What you should do
Please count the lines in the listing below where the word "this" appears. Give the number only.

Data lines

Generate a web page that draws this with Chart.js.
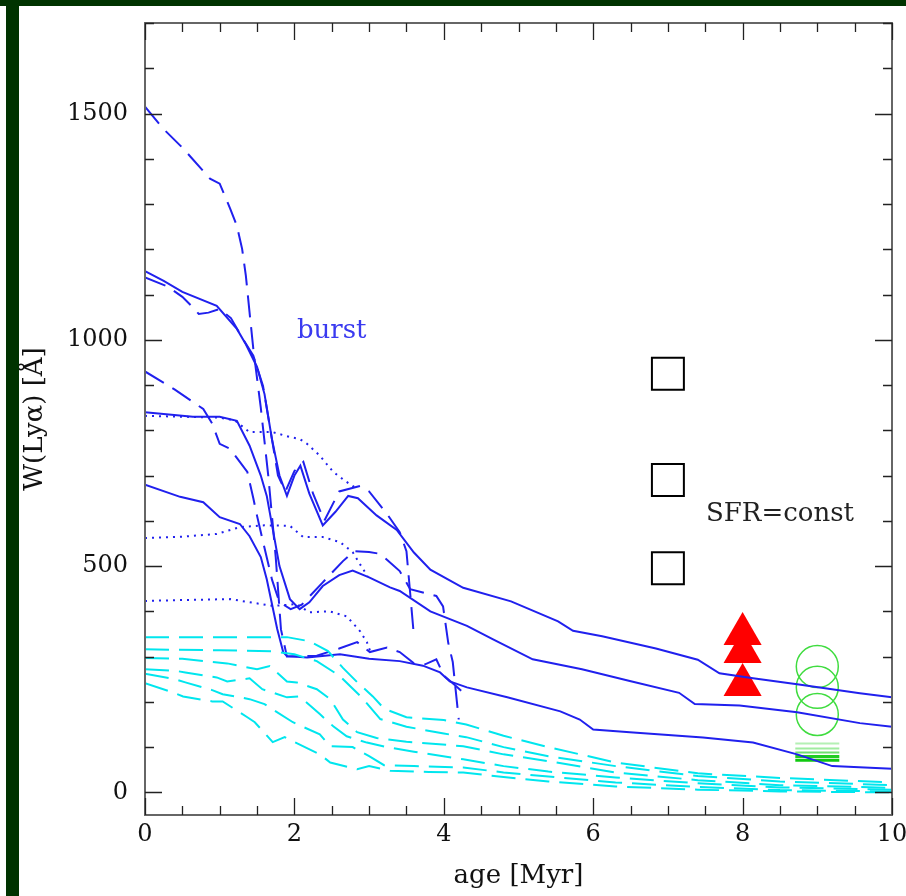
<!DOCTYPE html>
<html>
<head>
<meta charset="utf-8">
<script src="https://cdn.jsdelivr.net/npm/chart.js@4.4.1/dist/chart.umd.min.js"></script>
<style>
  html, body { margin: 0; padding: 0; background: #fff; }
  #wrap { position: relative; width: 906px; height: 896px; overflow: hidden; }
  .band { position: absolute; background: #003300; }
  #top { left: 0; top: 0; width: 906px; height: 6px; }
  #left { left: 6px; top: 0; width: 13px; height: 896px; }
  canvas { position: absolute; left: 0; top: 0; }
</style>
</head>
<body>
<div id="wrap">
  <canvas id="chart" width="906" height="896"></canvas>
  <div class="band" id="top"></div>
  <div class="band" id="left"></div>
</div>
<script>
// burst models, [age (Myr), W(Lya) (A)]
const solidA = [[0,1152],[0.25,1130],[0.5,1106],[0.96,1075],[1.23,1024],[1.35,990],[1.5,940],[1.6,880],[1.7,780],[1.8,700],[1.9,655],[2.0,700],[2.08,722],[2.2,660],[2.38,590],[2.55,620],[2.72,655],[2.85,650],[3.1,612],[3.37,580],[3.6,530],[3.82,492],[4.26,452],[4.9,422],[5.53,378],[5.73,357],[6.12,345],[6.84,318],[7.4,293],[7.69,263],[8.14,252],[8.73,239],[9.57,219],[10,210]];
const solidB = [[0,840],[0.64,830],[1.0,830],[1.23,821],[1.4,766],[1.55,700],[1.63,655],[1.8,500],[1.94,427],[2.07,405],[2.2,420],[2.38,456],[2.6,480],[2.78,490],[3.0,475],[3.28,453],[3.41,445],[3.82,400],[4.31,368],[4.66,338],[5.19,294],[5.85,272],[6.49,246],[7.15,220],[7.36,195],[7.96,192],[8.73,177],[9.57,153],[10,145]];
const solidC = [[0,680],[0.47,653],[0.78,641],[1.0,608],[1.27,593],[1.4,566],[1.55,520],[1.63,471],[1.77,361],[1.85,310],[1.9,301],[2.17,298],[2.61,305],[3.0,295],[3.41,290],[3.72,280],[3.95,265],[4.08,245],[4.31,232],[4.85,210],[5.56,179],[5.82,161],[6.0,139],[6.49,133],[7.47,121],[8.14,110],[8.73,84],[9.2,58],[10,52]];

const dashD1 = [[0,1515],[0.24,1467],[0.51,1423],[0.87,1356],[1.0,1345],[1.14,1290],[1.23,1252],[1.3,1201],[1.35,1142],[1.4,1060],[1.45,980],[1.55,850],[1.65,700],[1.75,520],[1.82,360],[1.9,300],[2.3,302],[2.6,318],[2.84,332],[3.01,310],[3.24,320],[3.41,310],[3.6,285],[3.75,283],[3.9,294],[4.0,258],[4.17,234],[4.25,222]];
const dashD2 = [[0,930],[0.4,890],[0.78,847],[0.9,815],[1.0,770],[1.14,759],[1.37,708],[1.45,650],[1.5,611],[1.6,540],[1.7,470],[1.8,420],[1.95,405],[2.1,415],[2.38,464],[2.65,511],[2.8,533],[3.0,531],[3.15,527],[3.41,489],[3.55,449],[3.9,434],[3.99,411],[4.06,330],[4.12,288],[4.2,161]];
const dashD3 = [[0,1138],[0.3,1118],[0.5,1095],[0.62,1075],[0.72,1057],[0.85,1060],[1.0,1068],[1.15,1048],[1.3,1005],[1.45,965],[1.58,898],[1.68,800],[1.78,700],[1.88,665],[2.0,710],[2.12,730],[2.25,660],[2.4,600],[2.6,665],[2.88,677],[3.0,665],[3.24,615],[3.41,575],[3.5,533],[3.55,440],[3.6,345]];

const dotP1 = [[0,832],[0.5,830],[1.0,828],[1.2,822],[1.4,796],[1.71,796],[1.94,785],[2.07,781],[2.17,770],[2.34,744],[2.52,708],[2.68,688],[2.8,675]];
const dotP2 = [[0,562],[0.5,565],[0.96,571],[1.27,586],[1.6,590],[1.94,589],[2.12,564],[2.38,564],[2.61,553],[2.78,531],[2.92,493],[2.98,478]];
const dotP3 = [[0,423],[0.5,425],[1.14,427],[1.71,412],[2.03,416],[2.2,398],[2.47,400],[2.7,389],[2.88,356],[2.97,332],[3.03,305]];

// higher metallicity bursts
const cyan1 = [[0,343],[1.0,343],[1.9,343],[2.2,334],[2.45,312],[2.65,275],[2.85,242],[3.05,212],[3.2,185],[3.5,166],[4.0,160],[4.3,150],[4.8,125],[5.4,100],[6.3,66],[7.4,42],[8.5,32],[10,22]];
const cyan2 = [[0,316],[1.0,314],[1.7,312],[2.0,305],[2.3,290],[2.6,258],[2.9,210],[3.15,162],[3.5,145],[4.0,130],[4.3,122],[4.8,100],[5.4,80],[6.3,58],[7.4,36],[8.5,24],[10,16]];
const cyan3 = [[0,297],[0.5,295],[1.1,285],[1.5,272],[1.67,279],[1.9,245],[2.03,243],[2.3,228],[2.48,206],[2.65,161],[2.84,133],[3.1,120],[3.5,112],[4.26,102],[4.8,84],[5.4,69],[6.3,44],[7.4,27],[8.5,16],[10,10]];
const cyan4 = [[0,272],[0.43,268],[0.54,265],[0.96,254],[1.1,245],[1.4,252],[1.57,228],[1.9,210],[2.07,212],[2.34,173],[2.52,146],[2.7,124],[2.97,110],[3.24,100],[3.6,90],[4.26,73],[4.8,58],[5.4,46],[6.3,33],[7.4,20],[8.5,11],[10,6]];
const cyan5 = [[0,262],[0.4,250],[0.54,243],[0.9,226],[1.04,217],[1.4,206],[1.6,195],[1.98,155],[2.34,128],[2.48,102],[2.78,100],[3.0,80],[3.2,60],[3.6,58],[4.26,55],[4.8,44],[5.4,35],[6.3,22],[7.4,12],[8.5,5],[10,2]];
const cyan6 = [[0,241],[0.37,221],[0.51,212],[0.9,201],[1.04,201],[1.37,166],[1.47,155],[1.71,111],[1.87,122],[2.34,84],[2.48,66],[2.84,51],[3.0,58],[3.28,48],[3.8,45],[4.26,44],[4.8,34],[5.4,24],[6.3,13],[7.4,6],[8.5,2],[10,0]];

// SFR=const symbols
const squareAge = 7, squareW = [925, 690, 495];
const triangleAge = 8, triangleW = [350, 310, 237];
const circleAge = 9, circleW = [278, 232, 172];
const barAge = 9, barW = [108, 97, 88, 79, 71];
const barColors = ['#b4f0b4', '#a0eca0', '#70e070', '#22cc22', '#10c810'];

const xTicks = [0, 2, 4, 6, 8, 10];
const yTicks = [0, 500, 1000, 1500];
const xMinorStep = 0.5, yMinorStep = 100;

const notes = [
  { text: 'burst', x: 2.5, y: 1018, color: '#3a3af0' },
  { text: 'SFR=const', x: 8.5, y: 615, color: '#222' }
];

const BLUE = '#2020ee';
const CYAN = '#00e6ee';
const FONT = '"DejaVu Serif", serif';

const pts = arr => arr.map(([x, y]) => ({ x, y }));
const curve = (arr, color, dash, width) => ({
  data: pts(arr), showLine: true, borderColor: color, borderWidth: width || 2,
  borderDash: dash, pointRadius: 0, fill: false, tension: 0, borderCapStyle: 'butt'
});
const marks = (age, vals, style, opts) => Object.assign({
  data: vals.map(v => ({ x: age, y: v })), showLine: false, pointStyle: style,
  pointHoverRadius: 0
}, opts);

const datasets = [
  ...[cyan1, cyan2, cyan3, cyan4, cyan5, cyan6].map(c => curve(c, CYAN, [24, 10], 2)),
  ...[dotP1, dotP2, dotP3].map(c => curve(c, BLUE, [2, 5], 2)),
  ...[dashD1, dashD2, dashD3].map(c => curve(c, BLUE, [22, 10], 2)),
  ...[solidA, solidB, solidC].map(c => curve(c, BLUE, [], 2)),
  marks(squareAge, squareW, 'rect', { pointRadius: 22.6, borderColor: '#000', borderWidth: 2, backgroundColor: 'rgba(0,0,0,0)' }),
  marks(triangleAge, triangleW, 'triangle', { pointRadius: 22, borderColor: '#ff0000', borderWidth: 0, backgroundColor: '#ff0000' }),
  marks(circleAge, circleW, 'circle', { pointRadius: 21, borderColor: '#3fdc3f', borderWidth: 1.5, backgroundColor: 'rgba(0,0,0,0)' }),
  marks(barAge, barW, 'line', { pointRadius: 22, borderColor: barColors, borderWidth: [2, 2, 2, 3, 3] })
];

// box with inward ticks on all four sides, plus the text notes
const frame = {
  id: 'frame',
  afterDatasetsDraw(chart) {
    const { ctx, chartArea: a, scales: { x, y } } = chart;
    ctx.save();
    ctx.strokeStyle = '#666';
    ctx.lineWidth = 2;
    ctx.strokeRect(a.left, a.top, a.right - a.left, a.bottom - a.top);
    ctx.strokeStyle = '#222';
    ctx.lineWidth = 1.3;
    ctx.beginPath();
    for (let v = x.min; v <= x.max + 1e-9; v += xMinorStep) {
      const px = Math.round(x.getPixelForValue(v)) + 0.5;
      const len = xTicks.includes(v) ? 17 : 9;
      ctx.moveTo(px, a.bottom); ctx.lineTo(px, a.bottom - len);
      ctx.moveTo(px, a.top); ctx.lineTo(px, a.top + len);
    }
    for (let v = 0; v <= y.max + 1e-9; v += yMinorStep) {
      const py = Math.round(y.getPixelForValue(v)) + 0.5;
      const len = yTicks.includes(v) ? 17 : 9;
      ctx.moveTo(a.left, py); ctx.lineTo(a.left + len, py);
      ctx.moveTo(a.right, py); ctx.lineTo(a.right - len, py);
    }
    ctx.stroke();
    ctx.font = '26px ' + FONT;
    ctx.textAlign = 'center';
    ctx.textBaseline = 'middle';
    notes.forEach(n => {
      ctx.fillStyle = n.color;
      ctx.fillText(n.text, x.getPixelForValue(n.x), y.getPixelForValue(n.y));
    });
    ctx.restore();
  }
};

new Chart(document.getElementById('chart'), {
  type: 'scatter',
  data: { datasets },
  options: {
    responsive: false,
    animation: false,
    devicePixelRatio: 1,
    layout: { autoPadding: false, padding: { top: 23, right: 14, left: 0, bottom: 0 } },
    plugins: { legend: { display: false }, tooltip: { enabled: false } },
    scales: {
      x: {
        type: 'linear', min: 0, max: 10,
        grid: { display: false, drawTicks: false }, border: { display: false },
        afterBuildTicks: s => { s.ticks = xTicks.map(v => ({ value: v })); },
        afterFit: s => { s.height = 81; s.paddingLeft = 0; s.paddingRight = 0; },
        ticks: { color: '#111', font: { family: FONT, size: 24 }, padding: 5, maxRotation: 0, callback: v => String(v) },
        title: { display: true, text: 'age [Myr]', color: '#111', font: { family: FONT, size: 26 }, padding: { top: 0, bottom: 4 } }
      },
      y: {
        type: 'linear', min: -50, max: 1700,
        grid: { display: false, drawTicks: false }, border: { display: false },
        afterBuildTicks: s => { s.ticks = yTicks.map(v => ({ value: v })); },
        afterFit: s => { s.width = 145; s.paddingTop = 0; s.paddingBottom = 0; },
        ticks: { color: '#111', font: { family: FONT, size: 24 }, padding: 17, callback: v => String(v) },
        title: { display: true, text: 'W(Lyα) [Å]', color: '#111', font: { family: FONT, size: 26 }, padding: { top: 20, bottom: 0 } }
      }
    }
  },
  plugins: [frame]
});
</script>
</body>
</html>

==

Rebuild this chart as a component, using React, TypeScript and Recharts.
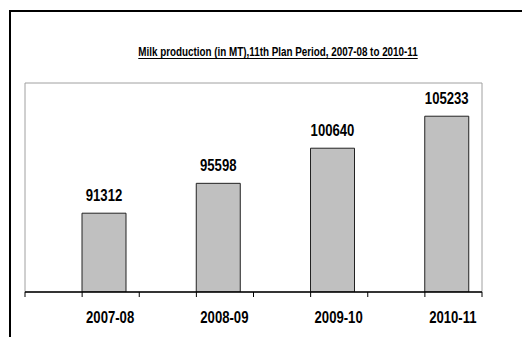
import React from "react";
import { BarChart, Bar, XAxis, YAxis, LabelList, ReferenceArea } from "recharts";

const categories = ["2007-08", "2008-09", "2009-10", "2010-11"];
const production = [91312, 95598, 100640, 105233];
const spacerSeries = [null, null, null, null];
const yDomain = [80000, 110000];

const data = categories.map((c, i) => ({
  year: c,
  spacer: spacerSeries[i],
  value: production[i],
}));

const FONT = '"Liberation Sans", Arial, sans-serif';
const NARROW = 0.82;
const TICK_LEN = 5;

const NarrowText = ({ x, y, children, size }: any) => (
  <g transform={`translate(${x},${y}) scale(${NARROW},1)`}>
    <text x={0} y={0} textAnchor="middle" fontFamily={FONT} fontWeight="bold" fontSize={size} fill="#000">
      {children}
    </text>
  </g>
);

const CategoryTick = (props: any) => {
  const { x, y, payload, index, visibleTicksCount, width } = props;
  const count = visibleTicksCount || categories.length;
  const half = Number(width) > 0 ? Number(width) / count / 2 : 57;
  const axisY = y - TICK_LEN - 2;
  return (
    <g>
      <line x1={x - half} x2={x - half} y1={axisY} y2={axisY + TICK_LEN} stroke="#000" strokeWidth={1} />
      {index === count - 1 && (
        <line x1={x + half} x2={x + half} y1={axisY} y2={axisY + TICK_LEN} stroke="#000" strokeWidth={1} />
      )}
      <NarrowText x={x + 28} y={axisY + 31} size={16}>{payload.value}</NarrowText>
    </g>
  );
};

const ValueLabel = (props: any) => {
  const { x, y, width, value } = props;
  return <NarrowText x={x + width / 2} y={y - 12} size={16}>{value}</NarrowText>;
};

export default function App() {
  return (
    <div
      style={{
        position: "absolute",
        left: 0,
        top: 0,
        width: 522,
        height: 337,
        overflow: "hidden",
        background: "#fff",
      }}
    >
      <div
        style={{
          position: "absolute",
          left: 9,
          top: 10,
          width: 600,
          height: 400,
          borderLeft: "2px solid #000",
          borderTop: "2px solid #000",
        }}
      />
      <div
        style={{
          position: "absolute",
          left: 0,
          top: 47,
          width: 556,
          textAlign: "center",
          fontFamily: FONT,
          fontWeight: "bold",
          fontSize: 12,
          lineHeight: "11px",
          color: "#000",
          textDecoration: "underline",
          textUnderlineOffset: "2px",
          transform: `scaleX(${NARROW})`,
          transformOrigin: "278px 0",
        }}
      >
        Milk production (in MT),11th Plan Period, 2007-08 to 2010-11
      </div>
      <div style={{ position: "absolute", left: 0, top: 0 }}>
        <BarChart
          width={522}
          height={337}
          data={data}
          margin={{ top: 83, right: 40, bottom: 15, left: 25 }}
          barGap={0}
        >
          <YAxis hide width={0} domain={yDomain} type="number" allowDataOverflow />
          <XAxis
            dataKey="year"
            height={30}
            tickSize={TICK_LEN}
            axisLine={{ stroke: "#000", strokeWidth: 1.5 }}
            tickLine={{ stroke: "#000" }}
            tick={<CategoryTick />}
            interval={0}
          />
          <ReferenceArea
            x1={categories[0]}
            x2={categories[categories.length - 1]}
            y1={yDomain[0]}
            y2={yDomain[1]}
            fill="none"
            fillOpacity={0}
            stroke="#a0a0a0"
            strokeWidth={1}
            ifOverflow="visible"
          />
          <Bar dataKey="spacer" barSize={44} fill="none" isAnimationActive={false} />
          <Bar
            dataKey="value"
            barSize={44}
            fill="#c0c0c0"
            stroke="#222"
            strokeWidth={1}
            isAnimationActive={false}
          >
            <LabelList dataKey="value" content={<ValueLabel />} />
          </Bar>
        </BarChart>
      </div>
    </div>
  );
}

--

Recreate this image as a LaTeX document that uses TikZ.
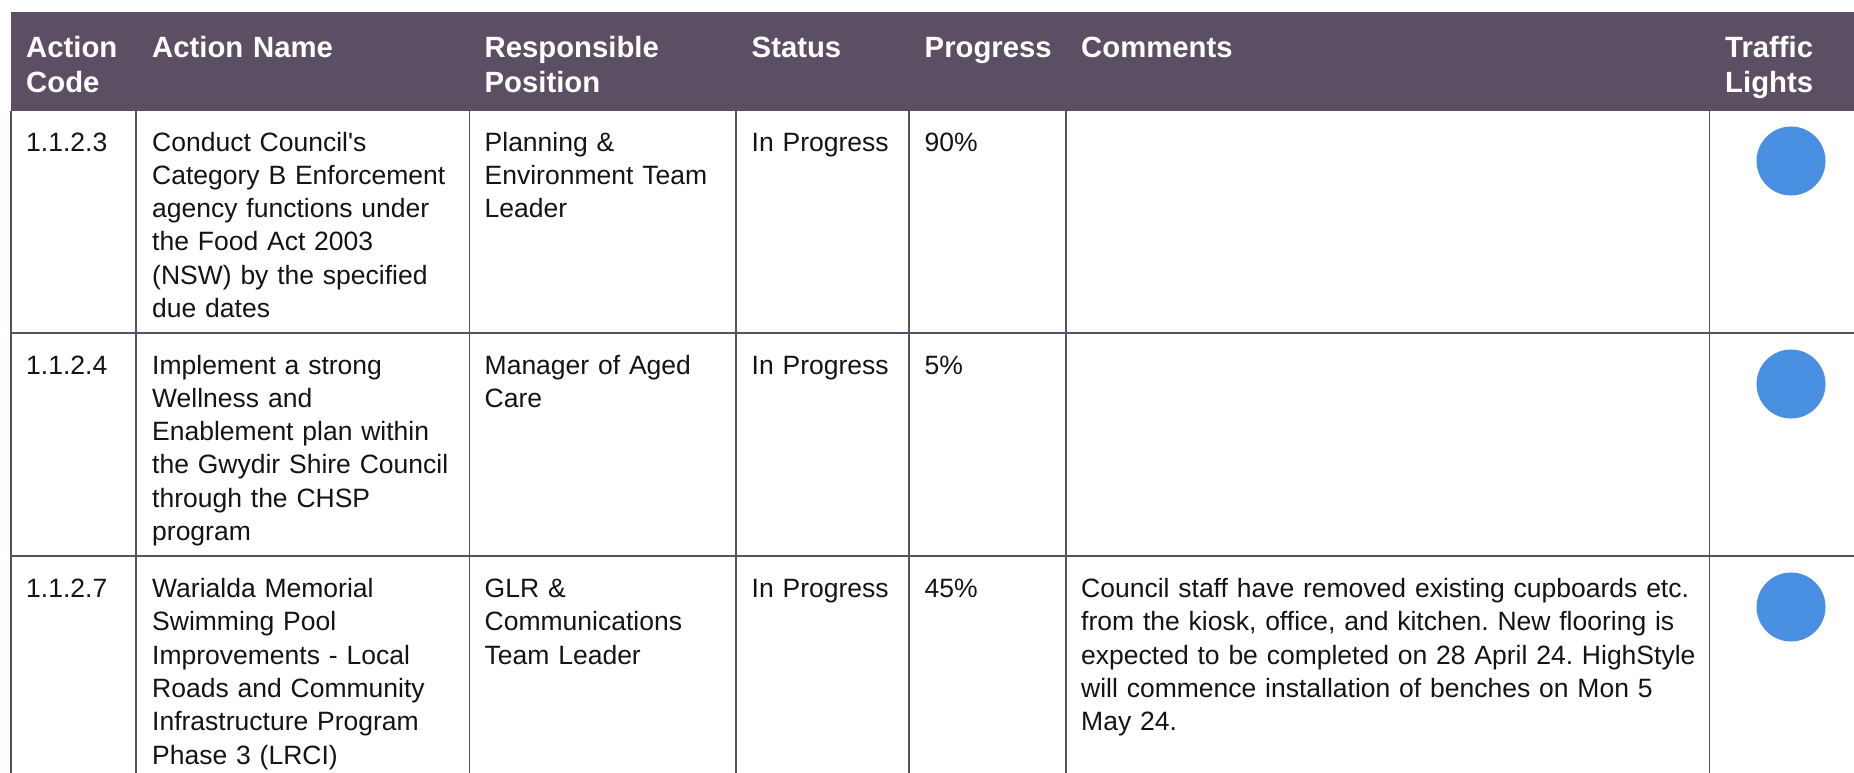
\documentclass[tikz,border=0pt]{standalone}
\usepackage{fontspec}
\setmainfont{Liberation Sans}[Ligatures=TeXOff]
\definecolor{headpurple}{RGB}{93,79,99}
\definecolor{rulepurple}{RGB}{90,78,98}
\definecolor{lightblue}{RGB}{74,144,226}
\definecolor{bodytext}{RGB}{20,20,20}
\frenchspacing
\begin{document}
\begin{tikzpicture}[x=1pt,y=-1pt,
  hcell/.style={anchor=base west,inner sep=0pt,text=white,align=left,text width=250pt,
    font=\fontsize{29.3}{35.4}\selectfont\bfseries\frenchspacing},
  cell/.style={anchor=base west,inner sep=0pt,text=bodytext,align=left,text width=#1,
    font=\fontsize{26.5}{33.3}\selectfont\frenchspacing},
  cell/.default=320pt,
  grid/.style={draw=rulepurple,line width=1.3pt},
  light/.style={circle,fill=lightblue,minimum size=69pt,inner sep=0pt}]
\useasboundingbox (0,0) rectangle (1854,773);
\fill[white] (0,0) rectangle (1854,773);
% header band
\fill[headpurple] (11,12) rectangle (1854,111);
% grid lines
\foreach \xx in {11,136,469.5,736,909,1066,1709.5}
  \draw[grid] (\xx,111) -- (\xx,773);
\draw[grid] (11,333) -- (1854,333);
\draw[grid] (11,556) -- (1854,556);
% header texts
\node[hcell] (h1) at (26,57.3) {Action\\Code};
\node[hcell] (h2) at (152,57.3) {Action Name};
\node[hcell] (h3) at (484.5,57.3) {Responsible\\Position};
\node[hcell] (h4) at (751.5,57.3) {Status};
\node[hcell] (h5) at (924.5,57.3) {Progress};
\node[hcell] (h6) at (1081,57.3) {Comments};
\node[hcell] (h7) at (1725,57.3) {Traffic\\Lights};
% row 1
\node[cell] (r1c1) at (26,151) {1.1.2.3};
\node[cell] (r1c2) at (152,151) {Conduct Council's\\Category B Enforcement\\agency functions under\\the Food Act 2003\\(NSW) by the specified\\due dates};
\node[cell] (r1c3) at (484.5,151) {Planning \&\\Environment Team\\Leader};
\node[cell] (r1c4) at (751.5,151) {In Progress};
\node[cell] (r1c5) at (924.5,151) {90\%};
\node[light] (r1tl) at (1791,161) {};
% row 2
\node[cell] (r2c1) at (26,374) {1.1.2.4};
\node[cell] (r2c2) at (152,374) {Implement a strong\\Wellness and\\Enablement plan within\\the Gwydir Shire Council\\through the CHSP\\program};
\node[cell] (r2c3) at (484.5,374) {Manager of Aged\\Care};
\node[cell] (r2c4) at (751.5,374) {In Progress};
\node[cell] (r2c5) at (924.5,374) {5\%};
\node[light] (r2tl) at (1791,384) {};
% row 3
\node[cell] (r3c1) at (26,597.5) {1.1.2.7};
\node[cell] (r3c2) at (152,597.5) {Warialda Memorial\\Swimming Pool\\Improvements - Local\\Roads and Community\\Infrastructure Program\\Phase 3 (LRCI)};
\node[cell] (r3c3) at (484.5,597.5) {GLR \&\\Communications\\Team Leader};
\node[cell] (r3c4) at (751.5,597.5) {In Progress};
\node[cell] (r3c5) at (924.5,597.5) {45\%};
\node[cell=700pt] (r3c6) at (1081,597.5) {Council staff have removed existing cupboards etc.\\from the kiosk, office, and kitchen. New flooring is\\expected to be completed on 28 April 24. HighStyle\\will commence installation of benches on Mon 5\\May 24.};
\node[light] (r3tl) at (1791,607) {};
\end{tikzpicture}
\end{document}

Exercise solution
3